Material provided:
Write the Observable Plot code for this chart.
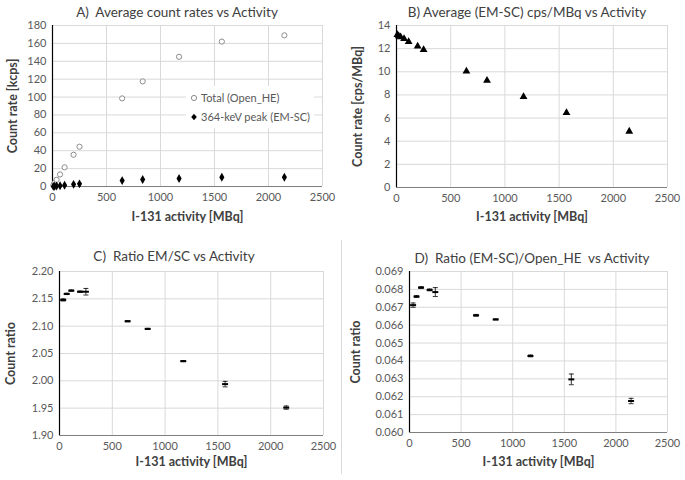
<!DOCTYPE html>
<html>
<head>
<meta charset="utf-8">
<script src="https://cdn.jsdelivr.net/npm/d3@7"></script>
<script src="https://cdn.jsdelivr.net/npm/@observablehq/plot@0.6"></script>
<style>
  body { margin: 0; background: #fff; }
  #root { position: relative; width: 685px; height: 480px; background: #fff; font-family: Lato, "Open Sans", sans-serif; overflow: hidden; }
  .panel { position: absolute; }
  .title { position: absolute; transform: translate(-50%, -50%); white-space: pre; font-size: 13.5px; color: #404040; }
  .legend { position: absolute; background: #fff; font-size: 11px; color: #595959; padding: 2px 4px; }
  .legend div { display: flex; align-items: center; height: 19px; white-space: pre; }
  .legend svg { margin-right: 3px; }
</style>
</head>
<body>
<div id="root"></div>
<script>
// ---- Data ----
const activityAB = [8, 20, 38, 70, 112, 195, 250, 645, 835, 1172, 1568, 2147];
const totalOpenHE = [1.5, 4, 7.5, 13.5, 21.5, 35.5, 44.5, 98.5, 117.5, 145, 162, 169];
const peakEMSC = [0.11, 0.26, 0.49, 0.9, 1.41, 2.38, 2.98, 6.6, 7.8, 8.9, 10.3, 10.4];
const cpsPerMBq = [13.2, 13.1, 13.0, 12.85, 12.6, 12.2, 11.9, 10.05, 9.25, 7.85, 6.45, 4.85];

const activityCD = [35, 68, 112, 195, 250, 645, 835, 1172, 1568, 2147];
const ratioEMSC = [2.148, 2.159, 2.165, 2.163, 2.163, 2.109, 2.095, 2.036, 1.994, 1.951];
const errEMSC = [0.002, 0.0012, 0.0012, 0.0012, 0.006, 0.001, 0.001, 0.001, 0.005, 0.003];
const ratioOpenHE = [0.06712, 0.0676, 0.0681, 0.06797, 0.06785, 0.06655, 0.06632, 0.06428, 0.06297, 0.06176];
const errOpenHE = [0.00012, 0.00005, 0.00005, 0.00005, 0.00025, 0.00005, 0.00003, 0.00005, 0.0003, 0.00015];

const xTicks = [0, 500, 1000, 1500, 2000, 2500];
const yTicksA = [0, 20, 40, 60, 80, 100, 120, 140, 160, 180];
const yTicksB = [0, 2, 4, 6, 8, 10, 12, 14];
const yTicksC = [1.90, 1.95, 2.00, 2.05, 2.10, 2.15, 2.20];
const yTicksD = [0.060, 0.061, 0.062, 0.063, 0.064, 0.065, 0.066, 0.067, 0.068, 0.069];

const titles = ["A)  Average count rates vs Activity", "B) Average (EM-SC) cps/MBq vs Activity", "C)  Ratio EM/SC vs Activity", "D)  Ratio (EM-SC)/Open_HE  vs Activity"];
const xLabel = "I-131 activity [MBq]";
const yLabels = ["Count rate [kcps]", "Count rate [cps/MBq]", "Count ratio", "Count ratio"];
const legendLabels = ["Total (Open_HE)", "364-keV peak (EM-SC)"];

// ---- Helpers ----
const root = document.getElementById("root");
const dashSymbol = (w) => ({ draw(ctx) { ctx.moveTo(-w, 0); ctx.lineTo(w, 0); } });

function frameMarks(yTicks, yFormat, ylab, xdy, ydx) {
  const ymin = yTicks[0];
  return [
    Plot.gridX({ ticks: xTicks, stroke: "#d9d9d9", strokeOpacity: 1 }),
    Plot.gridY({ ticks: yTicks, stroke: "#d9d9d9", strokeOpacity: 1 }),
    Plot.axisX({ ticks: xTicks, tickSize: 0, tickPadding: 7, label: null, tickFormat: d => String(d), fill: "#595959" }),
    Plot.axisY({ ticks: yTicks, tickSize: 0, tickPadding: 6, label: null, tickFormat: yFormat, fill: "#595959" }),
    Plot.ruleY([ymin], { stroke: "#7f7f7f" }),
    Plot.ruleX([0], { stroke: "#000", strokeWidth: 1.2 }),
    Plot.text([xLabel], { text: d => d, frameAnchor: "bottom", dy: xdy, textAnchor: "middle", fontWeight: "bold", fontSize: 12.5, fill: "#404040" }),
    Plot.text([ylab], { text: d => d, frameAnchor: "left", dx: ydx, rotate: -90, textAnchor: "middle", fontWeight: "bold", fontSize: 12.5, fill: "#404040" })
  ];
}

function place(svg, left, top) {
  const wrap = document.createElement("div");
  wrap.className = "panel";
  wrap.style.left = left + "px";
  wrap.style.top = top + "px";
  wrap.appendChild(svg);
  root.appendChild(wrap);
}
function addTitle(text, cx, cy) {
  const t = document.createElement("div");
  t.className = "title";
  t.textContent = text;
  t.style.left = cx + "px";
  t.style.top = cy + "px";
  root.appendChild(t);
}
const style = { fontFamily: "Lato, 'Open Sans', sans-serif", fontSize: "11px", color: "#595959", background: "transparent", overflow: "visible" };

// ---- Panel A ----
const dataA = activityAB.map((a, i) => ({ a, total: totalOpenHE[i], peak: peakEMSC[i] }));
place(Plot.plot({
  width: 340, height: 235, marginLeft: 52, marginRight: 18, marginTop: 25, marginBottom: 49,
  style,
  x: { domain: [0, 2500] }, y: { domain: [0, 180] },
  marks: [
    ...frameMarks(yTicksA, d => String(d), yLabels[0], 34, -40),
    Plot.dot(dataA, { x: "a", y: "total", r: 2.6, stroke: "#8c8c8c", strokeWidth: 1, fill: "#fff" }),
    Plot.dot(dataA, { x: "a", y: "peak", symbol: "diamond", r: 2.7, fill: "#000", stroke: "none" })
  ]
}), 0, 0);

// ---- Panel B ----
const dataB = activityAB.map((a, i) => ({ a, v: cpsPerMBq[i] }));
place(Plot.plot({
  width: 345, height: 235, marginLeft: 56, marginRight: 18, marginTop: 25, marginBottom: 48,
  style,
  x: { domain: [0, 2500] }, y: { domain: [0, 14] },
  marks: [
    ...frameMarks(yTicksB, d => String(d), yLabels[1], 33, -39),
    Plot.dot(dataB, { x: "a", y: "v", symbol: "triangle", r: 2.9, fill: "#000", stroke: "none" })
  ]
}), 340, 0);

// ---- Error-bar panel builder ----
function errMarks(data) {
  return [
    Plot.ruleX(data, { x: "a", y1: d => d.v - d.e, y2: d => d.v + d.e, stroke: "#000", strokeWidth: 0.8 }),
    Plot.dot(data, { x: "a", y: d => d.v + d.e, symbol: dashSymbol(2.5), stroke: "#000", strokeWidth: 0.8, fill: "none" }),
    Plot.dot(data, { x: "a", y: d => d.v - d.e, symbol: dashSymbol(2.5), stroke: "#000", strokeWidth: 0.8, fill: "none" }),
    Plot.dot(data, { x: "a", y: "v", symbol: dashSymbol(3), stroke: "#000", strokeWidth: 2, fill: "none" })
  ];
}

// ---- Panel C ----
const dataC = activityCD.map((a, i) => ({ a, v: ratioEMSC[i], e: errEMSC[i] }));
place(Plot.plot({
  width: 340, height: 245, marginLeft: 59, marginRight: 17, marginTop: 36, marginBottom: 45,
  style,
  x: { domain: [0, 2500] }, y: { domain: [1.90, 2.20] },
  marks: [
    ...frameMarks(yTicksC, d3.format(".2f"), yLabels[2], 30, -49),
    ...errMarks(dataC)
  ]
}), 0, 235);

// ---- Panel D ----
const dataD = activityCD.map((a, i) => ({ a, v: ratioOpenHE[i], e: errOpenHE[i] }));
place(Plot.plot({
  width: 345, height: 245, marginLeft: 69, marginRight: 18, marginTop: 36, marginBottom: 48,
  style,
  x: { domain: [0, 2500] }, y: { domain: [0.060, 0.069] },
  marks: [
    ...frameMarks(yTicksD, d3.format(".3f"), yLabels[3], 33, -54),
    ...errMarks(dataD)
  ]
}), 340, 235);

// faint frame line on panel D
const edge = document.createElement("div");
edge.style.cssText = "position:absolute;left:341px;top:240px;width:1px;height:234px;background:#d9d9d9;";
root.appendChild(edge);

// ---- Titles ----
addTitle(titles[0], 177, 12);
addTitle(titles[1], 527, 12);
addTitle(titles[2], 174, 256);
addTitle(titles[3], 532, 258);

// ---- Legend (panel A) ----
const leg = document.createElement("div");
leg.className = "legend";
leg.style.left = "186px";
leg.style.top = "86px";
const sym = [
  '<svg width="8" height="8"><circle cx="4" cy="4" r="2.6" fill="#fff" stroke="#8c8c8c"/></svg>',
  '<svg width="8" height="8"><path d="M4 0.8L6.8 4L4 7.2L1.2 4Z" fill="#000"/></svg>'
];
legendLabels.forEach((lab, i) => {
  const row = document.createElement("div");
  row.innerHTML = sym[i];
  row.appendChild(document.createTextNode(lab));
  leg.appendChild(row);
});
root.appendChild(leg);
</script>
</body>
</html>
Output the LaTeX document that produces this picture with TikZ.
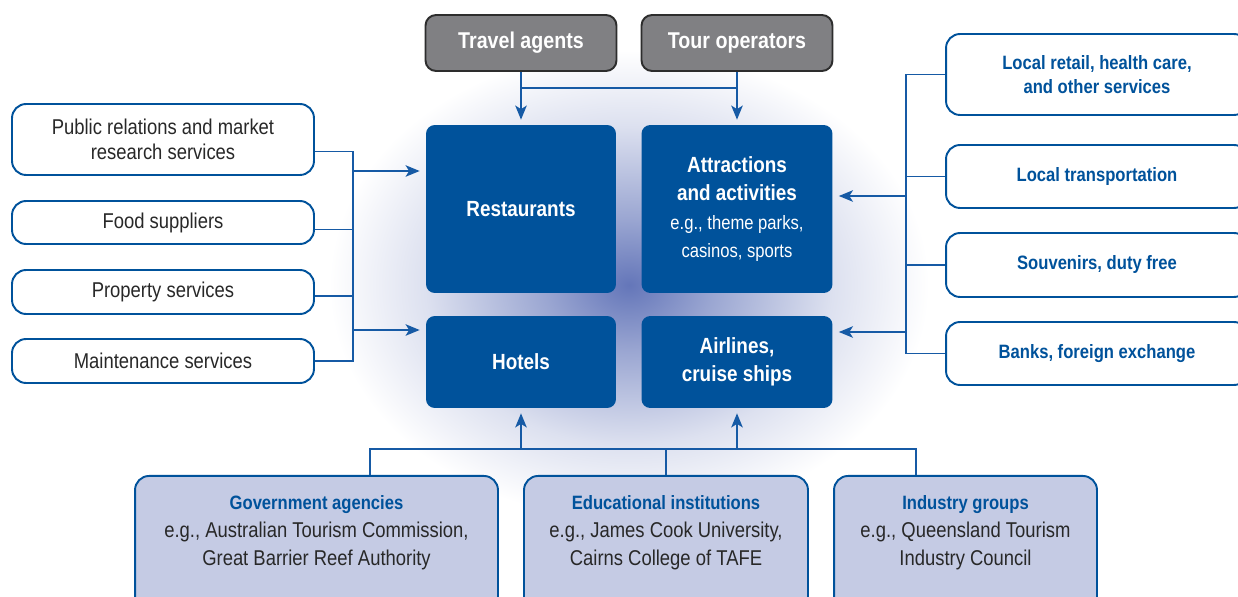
\documentclass[tikz,border=0pt]{standalone}
\usepackage{fontspec}
\setmainfont{Liberation Sans}[FakeStretch=0.86]
\usetikzlibrary{arrows.meta, positioning}
\definecolor{sectorblue}{RGB}{0,82,155}
\definecolor{linkblue}{RGB}{22,90,165}
\definecolor{agentgray}{RGB}{128,128,131}
\definecolor{edgegray}{RGB}{45,45,45}
\definecolor{supportfill}{RGB}{197,203,228}
\definecolor{textgray}{RGB}{40,40,40}
\definecolor{glowblue}{RGB}{100,118,185}
\colorlet{glowmid}{glowblue!65!white}
\colorlet{glowlow}{glowblue!22!white}
\pgfdeclareradialshading{glow}{\pgfpoint{0bp}{0bp}}{color(0bp)=(glowblue); color(7bp)=(glowmid); color(17bp)=(glowlow); color(25bp)=(white); color(50bp)=(white)}
\newcommand{\egline}[1]{{\mdseries\fontsize{11}{12.5}\selectfont #1}}

\begin{document}
\begin{tikzpicture}[x=0.02cm, y=-0.02cm, >={Stealth[length=8pt, width=6.5pt, inset=2pt]},
    sector/.style={fill=sectorblue, rounded corners=5pt, text=white, align=center, inner sep=0pt, font=\bfseries\fontsize{12.5}{16}\selectfont},
    agent/.style={draw=edgegray, line width=1.1pt, fill=agentgray, rounded corners=6pt, text=white, minimum width=3.82cm, minimum height=1.12cm, font=\bfseries\fontsize{13}{16}\selectfont},
    supplier/.style={draw=sectorblue, line width=1.1pt, fill=white, rounded corners=8pt, text=textgray, align=center, minimum width=6.04cm, font=\fontsize{12.2}{14}\selectfont},
    localbox/.style={supplier, text=sectorblue, font=\bfseries\fontsize{11}{13.5}\selectfont},
    support/.style={draw=sectorblue, line width=1.1pt, fill=supportfill, rounded corners=8pt, minimum height=2.9cm, anchor=north},
    supporttext/.style={anchor=north, align=center, text=textgray, yshift=-0.28cm, font=\fontsize{12.2}{16}\selectfont},
    link/.style={draw=linkblue, line width=1.1pt},
    flow/.style={link, ->}]
    \useasboundingbox (0,0) rectangle (1238,597);

    % Glow behind the core sectors
    \shade[shading=glow] (629,285) ellipse (6cm and 4.7cm);

    % Intermediaries
    \node[agent] (travel) at (521,43) {Travel agents};
    \node[agent] (tour) at (737,43) {Tour operators};

    % Core sectors
    \node[sector, minimum width=3.8cm, minimum height=3.36cm] (rest) at (521,209) {Restaurants};
    \node[sector, minimum width=3.82cm, minimum height=3.36cm] (attr) at (737,209)
        {Attractions\\and activities\\\egline{e.g., theme parks,}\\\egline{casinos, sports}};
    \node[sector, minimum width=3.8cm, minimum height=1.84cm] (hotel) at (521,362) {Hotels};
    \node[sector, minimum width=3.82cm, minimum height=1.84cm] (air) at (737,362) {Airlines,\\cruise ships};

    % Suppliers
    \node[supplier, minimum height=1.42cm] (pr) at (163,139.5) {Public relations and market\\research services};
    \node[supplier, minimum height=0.86cm] (food) at (163,222.5) {Food suppliers};
    \node[supplier, minimum height=0.88cm] (prop) at (163,292) {Property services};
    \node[supplier, minimum height=0.88cm] (maint) at (163,361) {Maintenance services};

    % Local services
    \node[localbox, minimum height=1.62cm] (retail) at (1097,74.5) {Local retail, health care,\\and other services};
    \node[localbox, minimum height=1.26cm] (transport) at (1097,176.5) {Local transportation};
    \node[localbox, minimum height=1.28cm] (souv) at (1097,265) {Souvenirs, duty free};
    \node[localbox, minimum height=1.26cm] (banks) at (1097,353.5) {Banks, foreign exchange};

    % Support organisations
    \node[support, minimum width=7.26cm] (gov) at (316.5,475) {};
    \node[supporttext] (govtext) at (gov.north) {\textcolor{sectorblue}{\bfseries\fontsize{11}{16}\selectfont Government agencies}\\e.g., Australian Tourism Commission,\\Great Barrier Reef Authority};
    \node[support, minimum width=5.68cm] (edu) at (666,475) {};
    \node[supporttext] (edutext) at (edu.north) {\textcolor{sectorblue}{\bfseries\fontsize{11}{16}\selectfont Educational institutions}\\e.g., James Cook University,\\Cairns College of TAFE};
    \node[support, minimum width=5.26cm] (ind) at (965.5,475) {};
    \node[supporttext] (indtext) at (ind.north) {\textcolor{sectorblue}{\bfseries\fontsize{11}{16}\selectfont Industry groups}\\e.g., Queensland Tourism\\Industry Council};

    % Top connectors
    \coordinate (tj) at ([yshift=-0.32cm]travel.south);
    \draw[link] (travel.south) -- (tj) -- (tj -| tour.south) -- (tour.south);
    \draw[flow] (tj) -- ([yshift=0.1cm]rest.north);
    \draw[flow] (tj -| tour.south) -- ([yshift=0.1cm]attr.north);

    % Left connectors
    \coordinate (lt) at ([xshift=0.76cm, yshift=-0.24cm]pr.east);
    \coordinate (lb) at ([xshift=0.76cm]maint.east);
    \draw[link] (pr.east |- lt) -- (lt) -- (lb) -- (maint.east);
    \draw[link] ([yshift=-0.14cm]food.east) -- ([yshift=-0.14cm]food.east -| lt);
    \draw[link] ([yshift=-0.08cm]prop.east) -- ([yshift=-0.08cm]prop.east -| lt);
    \coordinate (rarr) at ([xshift=-0.12cm, yshift=0.76cm]rest.west);
    \coordinate (harr) at ([xshift=-0.12cm, yshift=0.64cm]hotel.west);
    \draw[flow] (lt |- rarr) -- (rarr);
    \draw[flow] (lt |- harr) -- (harr);

    % Right connectors
    \coordinate (rb) at ([xshift=-0.78cm]banks.west);
    \draw[link] (retail.west) -| (rb) -- (banks.west);
    \draw[link] (transport.west) -- (transport.west -| rb);
    \draw[link] (souv.west) -- (souv.west -| rb);
    \coordinate (aarr) at ([xshift=0.12cm, yshift=0.26cm]attr.east);
    \coordinate (larr) at ([xshift=0.12cm, yshift=0.6cm]air.east);
    \draw[flow] (rb |- aarr) -- (aarr);
    \draw[flow] (rb |- larr) -- (larr);

    % Bottom connectors
    \coordinate (bl) at (370,449);
    \coordinate (br) at (916,449);
    \draw[link] (gov.north -| bl) -- (bl) -- (br) -- (ind.north -| br);
    \draw[link] (edu.north) -- (edu.north |- bl);
    \draw[flow] (hotel.south |- bl) -- ([yshift=-0.1cm]hotel.south);
    \draw[flow] (air.south |- bl) -- ([yshift=-0.1cm]air.south);
\end{tikzpicture}
\end{document}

Description of the task:
Write out the lines beginning with the one that contains "Output the LaTeX" and ending with the one that contains "(tour) at (737,43)", exactly as given. Leave pictures out.

Result:
Output the LaTeX document that produces this picture with TikZ.
\documentclass[tikz,border=0pt]{standalone}
\usepackage{fontspec}
\setmainfont{Liberation Sans}[FakeStretch=0.86]
\usetikzlibrary{arrows.meta, positioning}
\definecolor{sectorblue}{RGB}{0,82,155}
\definecolor{linkblue}{RGB}{22,90,165}
\definecolor{agentgray}{RGB}{128,128,131}
\definecolor{edgegray}{RGB}{45,45,45}
\definecolor{supportfill}{RGB}{197,203,228}
\definecolor{textgray}{RGB}{40,40,40}
\definecolor{glowblue}{RGB}{100,118,185}
\colorlet{glowmid}{glowblue!65!white}
\colorlet{glowlow}{glowblue!22!white}
\pgfdeclareradialshading{glow}{\pgfpoint{0bp}{0bp}}{color(0bp)=(glowblue); color(7bp)=(glowmid); color(17bp)=(glowlow); color(25bp)=(white); color(50bp)=(white)}
\newcommand{\egline}[1]{{\mdseries\fontsize{11}{12.5}\selectfont #1}}

\begin{document}
\begin{tikzpicture}[x=0.02cm, y=-0.02cm, >={Stealth[length=8pt, width=6.5pt, inset=2pt]},
    sector/.style={fill=sectorblue, rounded corners=5pt, text=white, align=center, inner sep=0pt, font=\bfseries\fontsize{12.5}{16}\selectfont},
    agent/.style={draw=edgegray, line width=1.1pt, fill=agentgray, rounded corners=6pt, text=white, minimum width=3.82cm, minimum height=1.12cm, font=\bfseries\fontsize{13}{16}\selectfont},
    supplier/.style={draw=sectorblue, line width=1.1pt, fill=white, rounded corners=8pt, text=textgray, align=center, minimum width=6.04cm, font=\fontsize{12.2}{14}\selectfont},
    localbox/.style={supplier, text=sectorblue, font=\bfseries\fontsize{11}{13.5}\selectfont},
    support/.style={draw=sectorblue, line width=1.1pt, fill=supportfill, rounded corners=8pt, minimum height=2.9cm, anchor=north},
    supporttext/.style={anchor=north, align=center, text=textgray, yshift=-0.28cm, font=\fontsize{12.2}{16}\selectfont},
    link/.style={draw=linkblue, line width=1.1pt},
    flow/.style={link, ->}]
    \useasboundingbox (0,0) rectangle (1238,597);

    % Glow behind the core sectors
    \shade[shading=glow] (629,285) ellipse (6cm and 4.7cm);

    % Intermediaries
    \node[agent] (travel) at (521,43) {Travel agents};
    \node[agent] (tour) at (737,43) {Tour operators};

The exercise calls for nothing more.